Words identify places, become coloured surfaces, reliefs and sculptures. Laces is dedicated to development and design. It is a functional place, in black and white, offering employees a neutral space for the company’s colourful products. In the meeting areas on the upper floors the white lettering appears to have been frozen in mid-movement, forming a mural relief. On the glass balustrades of the high walkways that criss-cross the interior of the building, the letters look as if they have been stamped into super-fine, transparent gauze. The outlines are made of highly reflective film, creating a shimmering effect. In certain locations the letter forms solidify into abstract surfaces or create a screen, a reception desk, a staff entrance. On the lower levels the relief-style mural images of the meeting areas – named after various company products, giving each space its own distinctive identity – take two-dimensional form, in contrasting colour tones. Also, walls with a wayfinding function are signalled with the colours blue, red, yellow, green and black.

Signage system

The building forms a loop. Suspended walkways cross the atrium space, “lacing” the building’s structure together like the laces of a sports shoe. The walkways connect individual departments within the building complex, making for greater proximity and preventing the disruptive effect of people walking through offices. The signage system supports this concept, providing directions at hubs and intersections. The names of the meeting areas are displayed on the glass balustrades, creating a subtly mobile effect as visitors look across the atrium, helping them find their way. The corporate typeface, a variation on FF DIN, is dynamically varied here. The outlines of letters and arrows are shifted vertically and repeated rhythmically, creating a dynamic, sporty effect. The shimmering characters – for all the world as if frozen in time-lapse photography – are combined in varying patterns, offering the viewer a varied and distinctive echo on the “laces” theme. To ensure good legibility, one letter and one arrow in each sequence is highlighted with a thick outline. To identify destinations an alphabetical code is displayed at the entrances of the departments. At ground level and in the atrium these destination identifiers are outsized, and incorporated within a screen-style facade made of thin steel tubes.
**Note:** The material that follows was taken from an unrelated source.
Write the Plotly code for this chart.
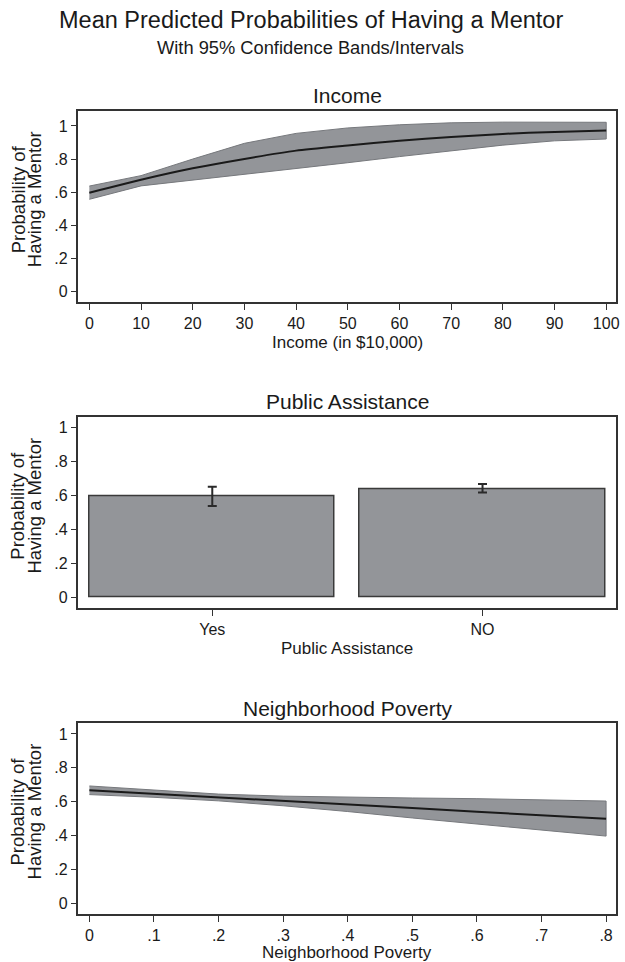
import plotly.graph_objects as go

# ---------------- data ----------------
income_x = [0, 10, 20, 30, 40, 50, 60, 70, 80, 90, 100]
income_mean = [0.597, 0.675, 0.744, 0.801, 0.851, 0.882, 0.911, 0.933, 0.952, 0.964, 0.973]
income_upper = [0.637, 0.700, 0.800, 0.895, 0.955, 0.988, 1.007, 1.019, 1.023, 1.024, 1.022]
income_lower = [0.557, 0.638, 0.675, 0.709, 0.744, 0.778, 0.815, 0.851, 0.884, 0.910, 0.921]

pa_categories = ["Yes", "NO"]
pa_mean = [0.593, 0.639]
pa_upper = [0.652, 0.668]
pa_lower = [0.538, 0.617]

pov_x = [0, 0.1, 0.2, 0.3, 0.4, 0.5, 0.6, 0.7, 0.8]
pov_mean = [0.667, 0.647, 0.627, 0.606, 0.585, 0.563, 0.541, 0.520, 0.499]
pov_upper = [0.693, 0.668, 0.645, 0.633, 0.626, 0.622, 0.618, 0.612, 0.604]
pov_lower = [0.642, 0.626, 0.605, 0.576, 0.542, 0.504, 0.468, 0.432, 0.397]

y_tickvals = [0, 0.2, 0.4, 0.6, 0.8, 1]
y_ticktext = ["0", ".2", ".4", ".6", ".8", "1"]
income_ticks = [0, 10, 20, 30, 40, 50, 60, 70, 80, 90, 100]
pov_tickvals = [0, 0.1, 0.2, 0.3, 0.4, 0.5, 0.6, 0.7, 0.8]
pov_ticktext = ["0", ".1", ".2", ".3", ".4", ".5", ".6", ".7", ".8"]

title_text = "Mean Predicted Probabilities of Having a Mentor"
subtitle_text = "With 95% Confidence Bands/Intervals"
panel_titles = ["Income", "Public Assistance", "Neighborhood Poverty"]
x_titles = ["Income (in $10,000)", "Public Assistance", "Neighborhood Poverty"]
y_title_lines = ["Probability of", "Having a Mentor"]

# ---------------- style ----------------
W, H = 625, 962
FONT = "Liberation Sans, Arial, Helvetica, sans-serif"
TXT = "#1a1a1a"
BAND = "rgb(147,149,153)"
BAND_EDGE = "rgb(118,120,124)"
FRAME = "#333333"


def py(px):
    return 1 - px / H


fig = go.Figure()

# Panel 1: income band + line
fig.add_trace(go.Scatter(
    x=income_x + income_x[::-1], y=income_upper + income_lower[::-1],
    fill="toself", fillcolor=BAND, mode="lines",
    line=dict(color=BAND_EDGE, width=1), xaxis="x", yaxis="y",
    hoverinfo="skip", showlegend=False))
fig.add_trace(go.Scatter(
    x=income_x, y=income_mean, mode="lines",
    line=dict(color="#1a1a1a", width=2, shape="spline", smoothing=0.6),
    xaxis="x", yaxis="y", showlegend=False))

# Panel 2: bars with error bars
fig.add_trace(go.Bar(
    x=[0, 1], y=pa_mean, width=0.908,
    marker=dict(color=BAND, line=dict(color="#3a3a3a", width=1.5)),
    error_y=dict(type="data", symmetric=False,
                 array=[u - m for u, m in zip(pa_upper, pa_mean)],
                 arrayminus=[m - l for m, l in zip(pa_mean, pa_lower)],
                 color="#2a2a2a", thickness=2, width=4.5),
    xaxis="x2", yaxis="y2", showlegend=False))

# Panel 3: poverty band + line
fig.add_trace(go.Scatter(
    x=pov_x + pov_x[::-1], y=pov_upper + pov_lower[::-1],
    fill="toself", fillcolor=BAND, mode="lines",
    line=dict(color=BAND_EDGE, width=1), xaxis="x3", yaxis="y3",
    hoverinfo="skip", showlegend=False))
fig.add_trace(go.Scatter(
    x=pov_x, y=pov_mean, mode="lines",
    line=dict(color="#1a1a1a", width=2),
    xaxis="x3", yaxis="y3", showlegend=False))

xdom = [79 / W, 620 / W]
frames = [(110.7, 302.0), (417.3, 608.3), (723.3, 914.0)]
yranges = [[-0.063, 1.092], [-0.065, 1.061], [-0.063, 1.063]]

common_axis = dict(showline=True, linecolor=FRAME, linewidth=1.5, mirror=True,
                   ticks="outside", ticklen=6, tickwidth=1, tickcolor=FRAME,
                   showgrid=False, zeroline=False,
                   tickfont=dict(family=FONT, size=16, color=TXT))

layout = dict(
    width=W, height=H, margin=dict(l=0, r=0, t=0, b=0),
    paper_bgcolor="white", plot_bgcolor="white",
    font=dict(family=FONT, color=TXT), showlegend=False, bargap=0,
)

for i, (top, bot) in enumerate(frames):
    sfx = "" if i == 0 else str(i + 1)
    ydom = [py(bot), py(top)]
    layout["yaxis" + sfx] = dict(common_axis, domain=ydom, range=yranges[i],
                                 tickvals=y_tickvals, ticktext=y_ticktext,
                                 anchor="x" + sfx)
layout["xaxis"] = dict(common_axis, domain=xdom, range=[-2.1, 101.9],
                       tickvals=income_ticks, anchor="y")
layout["xaxis2"] = dict(common_axis, domain=xdom, range=[-0.495, 1.494],
                        tickvals=[0, 1], ticktext=pa_categories, anchor="y2")
layout["xaxis3"] = dict(common_axis, domain=xdom, range=[-0.0169, 0.8154],
                        tickvals=pov_tickvals, ticktext=pov_ticktext, anchor="y3")

ann = []
ann.append(dict(text=title_text, x=0.5, y=py(20), xref="paper", yref="paper",
                showarrow=False, xanchor="center", yanchor="middle",
                font=dict(family=FONT, size=23.5, color=TXT)))
ann.append(dict(text=subtitle_text, x=0.5, y=py(47.5), xref="paper", yref="paper",
                showarrow=False, xanchor="center", yanchor="middle",
                font=dict(family=FONT, size=18.3, color=TXT)))
panel_title_y = [95.0, 401.7, 708.3]
x_title_y = [342.0, 648.5, 952.0]
xmid = (xdom[0] + xdom[1]) / 2
for i, (top, bot) in enumerate(frames):
    ann.append(dict(text=panel_titles[i], x=xmid, y=py(panel_title_y[i]),
                    xref="paper", yref="paper", showarrow=False,
                    xanchor="center", yanchor="middle",
                    font=dict(family=FONT, size=21, color=TXT)))
    ann.append(dict(text=x_titles[i], x=xmid, y=py(x_title_y[i]),
                    xref="paper", yref="paper", showarrow=False,
                    xanchor="center", yanchor="middle",
                    font=dict(family=FONT, size=17, color=TXT)))
    yc = (top + bot) / 2 - 7
    for j, line in enumerate(y_title_lines):
        ann.append(dict(text=line, x=[18, 35][j] / W, y=py(yc),
                        xref="paper", yref="paper", showarrow=False,
                        xanchor="center", yanchor="middle", textangle=-90,
                        font=dict(family=FONT, size=18.5, color=TXT)))
layout["annotations"] = ann

fig.update_layout(**layout)
fig.write_html(
    "out.html",
    config={"displayModeBar": False},
    post_script="document.body.style.margin='0';document.body.style.padding='0';"
                "document.body.style.overflow='hidden';"
                "document.documentElement.style.overflow='hidden';",
)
They can be seen from all points in the atrium, providing a self-explanatory wayfinding aid. the motif of living letters creates interesting, intricate patterns – “lace-like”, in the other sense of the word. Though abstract at first glance, these patterns clearly identify the various different spaces, such as conference room, restaurant, Athlete Services and Brand Archive.

Interior design

The lounges which serve as meeting rooms, with adjoining kitchenettes, are important informal zones for the product design process their significance is underlined with bold, economical wall designs. The reliefs with the names of iconic products give these open spaces not only their name but also a distinctive identity and wayfinding aid. All the kitchenette surfaces are brightly coloured, for example: the colour shines through the serving hatch into the white space of the meeting area, assisting orientation on a subconscious level. The curtains in the meeting rooms are also coloured on the inside and white on the outside; if the colour is felt to be intrusive it can be pushed aside. The bold colours express an intrinsic principle of sport. The extremely sparing use of colour adds a touch of freshness to the black-grey-white variations. The vibrant energy of the colours communicates the company’s core purpose: sport.